The quintessential university prank comprises two elements: first, the feat should be technically ambitious. In the words of the legendary pranksters at the Massachusetts Institute of Technology (MIT), exemplary stunts require “making possible the improbable.” Since MIT students coaxed a live cow onto the roof of a dorm in 1928, engineering students across the continent have made cars, telephone booths and even full-sized sailboats appear in the most unlikely places.
Second, a good dose of competitiveness—sometimes bordering on vindictiveness—is the hallmark of a quality hoax. A famous example: at the annual Yale-Harvard football game in 2004, Yale students, disguised as the fictional “Harvard pep squad,” distributed white-and-red placards to 1,800 unsuspecting Harvard fans. The fans were told that when they lifted the placards, they would read, “Go Harvard.” They actually spelled, “We suck.”
While the foundation of the pranking tradition can be fairly claimed by American students, Canadian students have begun to challenge their pre-eminence as tricksters.

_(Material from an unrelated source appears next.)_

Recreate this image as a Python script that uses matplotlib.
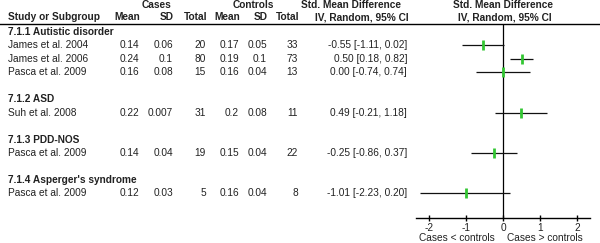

When the morning light began to filter through thick fog in San Francisco on Feb. 5, 2001, viewers at Vista Point on the north end of the Golden Gate Bridge spotted an unexpected sight: hanging from the bridge, some 10 stories above the water, was a Volkswagen Beetle. The stunt, attributed to anonymous engineering students from the University of British Columbia, caused traffic jams and stopped boats from passing beneath the bridge for hours.
The feat commemorated the 20th anniversary of the first VW Bug prank, when UBC engineers hung a car off Vancouver’s Lions Gate Bridge to celebrate the skills of engineers and tradespeople who build bridges. The tradition recently spread to UBC’s satellite campus in Kelowna, B.C. In February 2010, a giant red fibreglass “E” (for engineering) was hung from a bridge that spans Okanagan Lake.
The bridge escapades are, of course, a variation of the earliest type of prank pioneered at MIT—the elaborate installation. In 2009, a secretive club called the Brute Force Committee, made up of engineers at the University of Toronto, honoured their predecessors by rebuilding a monument—a huge sword in the stone some 12 feet tall—that once stood on campus as a symbol of the faculty of engineering. The nocturnal unveiling of the sword, led by a student wearing a black mask and cape embroidered with the committee’s crest, involved lighting the sword on fire.
For all their efforts devoted to making the improbable magically appear, university pranksters are also preoccupied with making objects mysteriously disappear. In 1978, after much planning, a trio of enterprising engineers from UBC broke into the British Columbia legislature in Victoria, entered the assembly chamber, and stole the Speaker’s chair.
Engineering tricksters have not only vented their larcenous urges on inanimate objects. UBC engineers were at various times rumoured to have kidnapped former prime minister Kim Campbell and former Maclean’s columnist Allan Fotheringham.
In 1967, a group of female dorm-mates at Dalhousie University actually nabbed folksinger Gordon Lightfoot, releasing him only after receiving a ransom of canned food for charity.
Hostilities between faculties and universities often enter the equation when pranking. One snowy night in March 2006, members of U of T’s Brute Force Committee stealthily constructed a five-metre-long Trojan Horse in the central square of the McMaster University campus. McMaster’s engineers re-gifted the horse to the University of Guelph, and Guelph returned the favour with a huge fabric griffin, their mascot. McMaster intended to return what they referred to as a “duck” after “toasting” it, but the structure proved flammable.
In recent years, some of the most creative practical jokes haven’t been performed by engineers, but consisted instead of a large group of seemingly unconnected people suddenly congregating to perform an unexpected act: the so-called “flash mob.”
That includes one of 2010’s biggest pranks, which was organized by University of Victoria psychology student Shawn Slavin. Nearly 1,000 people showed up on campus at 7:30 a.m. on a Saturday in September to participate in a giant “lip dub” (a music video of people lip-synching) of Michael Bublé’s Haven’t Met You Yet. UVic gets points for competitiveness, too, as the video was essentially a response to another lip dub recorded by a Spanish university also called “UVic”. Rivalries and displays of engineering genius aside, Slavin’s motivation for coordinating the event speaks to what is perhaps the one commonality underlying all of these pranks: “We wanted to get a whole bunch of people to do something—just for the hell of it.”